And a verse from the same chapter ending with two bars.

\v 5 ਪਰਮੇਸ਼ੁਰ ਨੇ ਚਾਨਣ ਨੂੰ ਦਿਨ ਆਖਿਆ ਤੇ ਅਨ੍ਹੇਰੇ ਨੂੰ ਰਾਤ ਆਖਿਆ ਸੋ ਸੰਝ ਤੇ ਸਵੇਰ ਪਹਿਲਾ ਦਿਨ ਹੋਇਆ ||

Yet the same digitization also has instances of the Danda used as a similar punctuation mark.
Job 6:19 reads:

\v 19 ਤੇਮਾ ਦੇ ਵਪਾਰੀ ਪਾਣੀ ਦੀ ਤਲਾਸ਼ ਕਰਦੇ ਨੇ ਸ਼ੇਬਾ ਦੇ ਮੁਸਾਫਰ ਆਸ ਨਾਲ ਤੱਕਦੇ ਨੇ।

This might simply reflect inconsistencies in keyboarding among different members of a team.

These observations prompt me to ask the question as to whether the use of a vertical bar as punctuation in some scripts might clash with the use of the vertical bar in word-level linking syntax for USFM ?

I'm guessing that this question may not have occurred to anyone in UBISCAP, so I thought it was worth mentioning here.

DavidHaslam commented Jan 4, 2017

Several Indic languages use the vertical bar at the end of a sentence in modern orthography in place of the Devanagari Danda.

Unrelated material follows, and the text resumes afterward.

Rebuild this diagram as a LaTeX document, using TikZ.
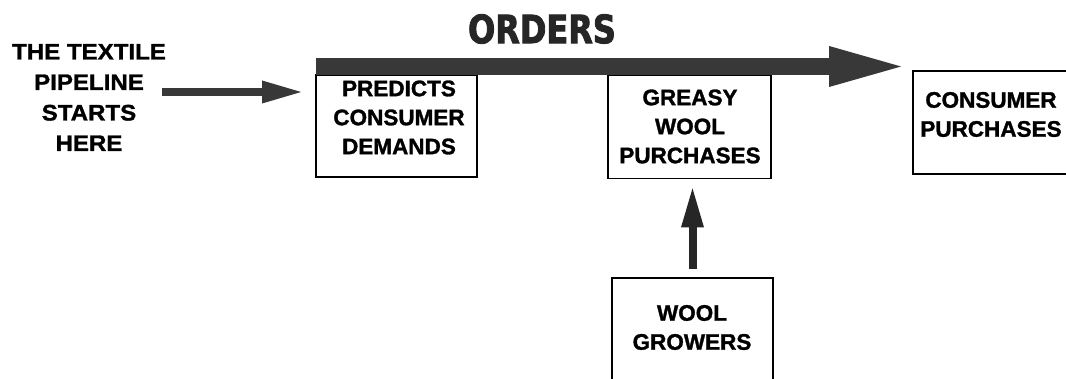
\documentclass[tikz,border=0pt]{standalone}
\usepackage{fontspec}
\setmainfont{Liberation Sans}[BoldFeatures={FakeBold=1.3}]
\newfontfamily\widefont{Liberation Sans}[FakeStretch=1.07,BoldFeatures={FakeBold=1.3}]
\newfontfamily\ordfont{DejaVu Sans}[FakeStretch=0.82,BoldFeatures={FakeBold=2.2}]
\usetikzlibrary{arrows.meta}
\tikzset{
  box/.style={draw=black, line width=1.8pt, rectangle, inner sep=0pt},
  lbl/.style={align=center, inner sep=0pt, font=\fontsize{22.5}{29}\selectfont\bfseries},
  bigarrow/.style={draw=black!78, line width=17pt, -{Triangle[length=72pt,width=41pt,line width=0pt]}},
  smallarrow/.style={draw=black!78, line width=7.5pt, -{Triangle[length=39pt,width=23pt,line width=0pt]}},
  uparrow/.style={draw=black!85, line width=8pt, -{Triangle[length=39pt,width=23pt,line width=0pt]}},
}
\begin{document}
\begin{tikzpicture}[x=1pt,y=-1pt]
\useasboundingbox (0,0) rectangle (1066,379);
\clip (0,0) rectangle (1066,379);
% boxes
\node[box, minimum width=161pt, minimum height=102pt] (pred) at (396.5,126) {};
\node[box, minimum width=163pt, minimum height=103pt] (greasy) at (689.5,127) {};
\node[box, minimum width=170pt, minimum height=103pt] (cons) at (998,122.5) {};
\node[box, minimum width=161pt, minimum height=130pt] (wool) at (692.5,343) {};
% texts
\node[lbl, font=\widefont\fontsize{22.5}{30.5}\selectfont\bfseries] (start) at (89,97.5) {THE TEXTILE\\PIPELINE\\STARTS\\HERE};
\node[lbl] (predt) at (399,117.5) {PREDICTS\\CONSUMER\\DEMANDS};
\node[lbl] (greasyt) at (690,126.5) {GREASY\\WOOL\\PURCHASES};
\node[lbl] (const) at (991,114.5) {CONSUMER\\PURCHASES};
\node[lbl] (woolt) at (692,327.5) {WOOL\\GROWERS};
\node[inner sep=0pt, text=black!85, font=\ordfont\bfseries\fontsize{39}{40}\selectfont] (orders) at (542,29) {ORDERS};
% connectors
\draw[smallarrow, shorten <=-4pt, shorten >=14pt] (start.east |- 0,92) -- (pred.west |- 0,92);
\draw[bigarrow, shorten >=11pt] ([xshift=0.9pt]pred.west |- 0,66.5) -- (cons.west |- 0,66.5);
\draw[uparrow, shorten <=8pt, shorten >=9pt] (wool.north) -- (wool.north |- greasy.south);
\end{tikzpicture}
\end{document}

The danda (with the same Unicode encoding) has also been used as a full stop in the scripts of several other Indic languages, including Bengali (pronounced as দাঁড়ি / dari), Gurmukhi, Gujarati, Hindi, Oriya, Tamil, Telugu, Kannada, and Malayalam. However, Western punctuation has largely replaced it in contemporary orthography.

I assume this to mean a Western full-stop in the place where you'd formerly find a Danda.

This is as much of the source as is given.